Data collected by the National Cancer Institute paint a bleak picture of the cancer burden in Native communities. For example, according to NCI, the states of Alaska, Washington and Iowa have twice the rate of new cancer cases as compared to other states. NCI data also indicate that Native people have experienced the greatest increase in death from lung cancer in those younger than age 54 during the five-year period from 1999 to 2003, taking the lives of the youngest elders in the community.

The message of the story is clear: A united effort must be undertaken in Indian country to eliminate recreational use and exposure to tobacco products. Those who do not smoke should not start this bad habit. Those who do smoke can take steps to stop use permanently. Resources are available to everyone through various programs that offer counseling steps to stop smoking permanently.

Resources include counseling and information on various ways to quit smoking, and they’re available at (800) 4 CANCER and www.smokefree.gov. Important cultural lessons are passed from one generation to the next, so I would like to urge all elders to share this information with the younger members of their families and communities when they share life lessons.

As you reach out to your communities with this important message, we will continue to do our part at NCI, where we are working every day to increase our efforts to research and eliminate the greater cancer burden in American Indian communities. The reasons for cancer excess burden, or cancer health disparities, are numerous. Under the leadership of our new director, Dr. John Niederhuber, NCI is committed to addressing these disparities and to bringing advances in cancer research to all Americans, in all communities.

Niederhuber recently proposed a new plan, called the NCI Community Cancer Centers Program, which would add a new level of cancer care beyond the existing 61 NCI-designated cancer centers. The pilot program would support a small number of facilities over a three-year period in an attempt to find the best ways to bring the most promising cancer treatments and clinical studies or trials to the community through local hospitals. About 40 percent of the project’s funding to those hospitals will be dedicated to cancer health disparities.

NCI is working closely with the Native community to control and prevent smoking and lung cancer through various methods. The NCI’s Cancer Information Service, Rocky Mountain Region, works closely with Native American Cancer Research in Pine, Colo. NACR has ongoing local, regional and national tobacco prevention projects in Indian country. Local and regional efforts have developed strategic tobacco plans, incorporating community-driven interventions for both the Denver urban Indian population and the Ute Mountain Ute population in southwestern Colorado.

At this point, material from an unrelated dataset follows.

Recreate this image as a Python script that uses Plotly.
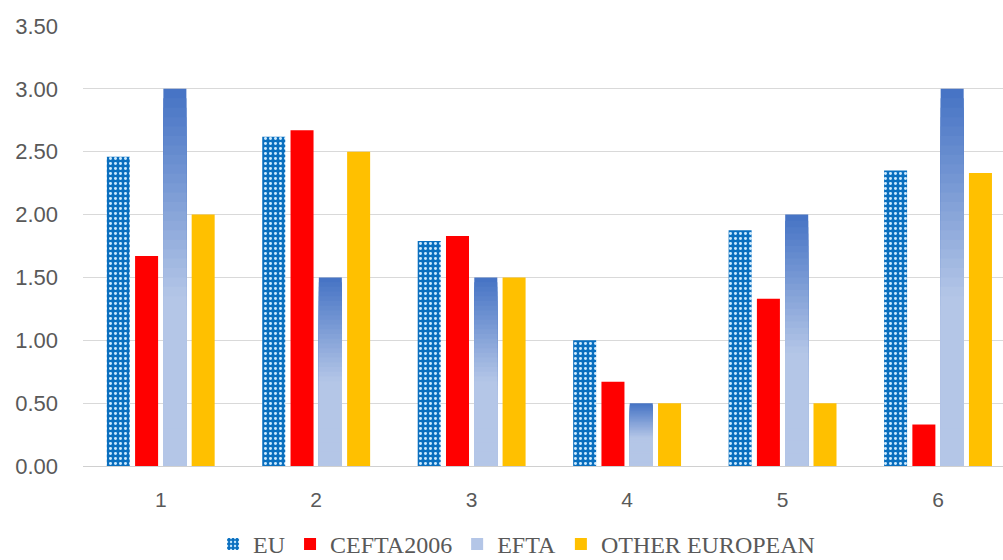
import plotly.graph_objects as go

categories = [1, 2, 3, 4, 5, 6]
eu = [2.46, 2.62, 1.79, 1.00, 1.875, 2.35]
cefta = [1.67, 2.67, 1.83, 0.67, 1.33, 0.33]
efta = [3.00, 1.50, 1.50, 0.50, 2.00, 3.00]
other_european = [2.00, 2.50, 1.50, 0.50, 0.50, 2.33]
y_ticks = [0.0, 0.5, 1.0, 1.5, 2.0, 2.5, 3.0, 3.5]

BAR_W = 0.148   # bar width in category units
PITCH = 0.182   # centre-to-centre distance of bars within a group


def offset(slot):
    # left edge of the bar in slot 0..3, relative to the category centre
    return (slot - 1.5) * PITCH - BAR_W / 2


def mix(c1, c2, t):
    return "rgb({},{},{})".format(*[round(a + (b - a) * t) for a, b in zip(c1, c2)])


DARK = (68, 114, 196)
LIGHT = (180, 198, 231)

fig = go.Figure()

fig.add_trace(go.Bar(
    x=categories, y=eu, name="EU", width=BAR_W, offset=offset(0),
    marker=dict(color="#0A6FBF", line=dict(width=0),
                pattern=dict(shape=".", fgcolor="#CDEBFF", bgcolor="#0A6FBF",
                             size=5, solidity=0.28, fillmode="replace")),
))
fig.add_trace(go.Bar(
    x=categories, y=cefta, name="CEFTA2006", width=BAR_W, offset=offset(1),
    marker=dict(color="#FF0000", line=dict(width=0)),
))

# EFTA bars: shaded from dark at the top to light towards the base.
# Layers are drawn tallest first, each one a shorter copy of the bar,
# so only the top band of each layer remains visible.
N = 40
for k in range(N):
    frac_top = (k + 0.5) / N               # 0 at the top, 1 at the base
    t = min(frac_top / 0.55, 1.0)
    fig.add_trace(go.Bar(
        x=categories,
        y=[v * (1 - k / N) for v in efta],
        name="EFTA", legendgroup="efta", showlegend=(k == N - 1),
        width=BAR_W, offset=offset(2),
        marker=dict(color=mix(DARK, LIGHT, t), line=dict(width=0)),
    ))

fig.add_trace(go.Bar(
    x=categories, y=other_european, name="OTHER EUROPEAN", width=BAR_W, offset=offset(3),
    marker=dict(color="#FFC000", line=dict(width=0)),
))

fig.update_layout(
    width=1003, height=560,
    margin=dict(l=83, r=0, t=26, b=94),
    barmode="overlay",
    plot_bgcolor="white", paper_bgcolor="white",
    showlegend=True,
    legend=dict(orientation="h", xref="container", x=0.515, xanchor="center",
                yref="container", y=0.028, yanchor="middle",
                font=dict(family="'Liberation Serif', 'DejaVu Serif', serif",
                          size=24, color="#595959"),
                itemwidth=30, traceorder="normal", tracegroupgap=0),
    font=dict(family="Liberation Sans", color="#595959"),
)
fig.update_xaxes(
    range=[0.5, 6.418], tickmode="array", tickvals=categories,
    ticktext=[str(c) for c in categories],
    showgrid=False, zeroline=False, showline=False,
    tickfont=dict(size=21, color="#595959"), ticklabelstandoff=19,
)
fig.update_yaxes(
    range=[0, 3.5], tickmode="array", tickvals=y_ticks,
    ticktext=[f"{v:.2f}" for v in y_ticks],
    showgrid=True, gridcolor="#D9D9D9", gridwidth=1,
    zeroline=True, zerolinecolor="#D0D0D0", zerolinewidth=1,
    tickfont=dict(size=22, color="#595959"), ticklabelstandoff=24,
)

fig.write_html("out.html")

NCI’s national program is in partnership with the Northwest Portland Indian Health Board and the National Tribal Tobacco Prevention Network. A Native-specific educational curriculum, titled “Get on the Path to Lung Health,” is now available as a free download on the NACR Web site, http://natamcancer.org.

Additionally, the Mayo’s Native Circle is a resource center that provides cancer-related materials to health care professionals and laypeople involved in the education, care and treatment of American Indians and Alaska Natives (http://cancer center.mayo.edu/native.cfm). In 2007, NACR and the Native Circle will add tobacco survey items that have been used successfully in Indian country. These partner organizations plan to increase assessment and awareness of existing Native-specific tobacco information in the coming months.

Today, lung cancer is a very sad story in Indian country. But it does not have to be. The story can take a different, healthy path to a happy ending.

Dr. Yvonne Vargas, MPH, is a medical officer with the National Cancer Institute’s Division of Cancer Prevention with the lung, head and neck cancer research group.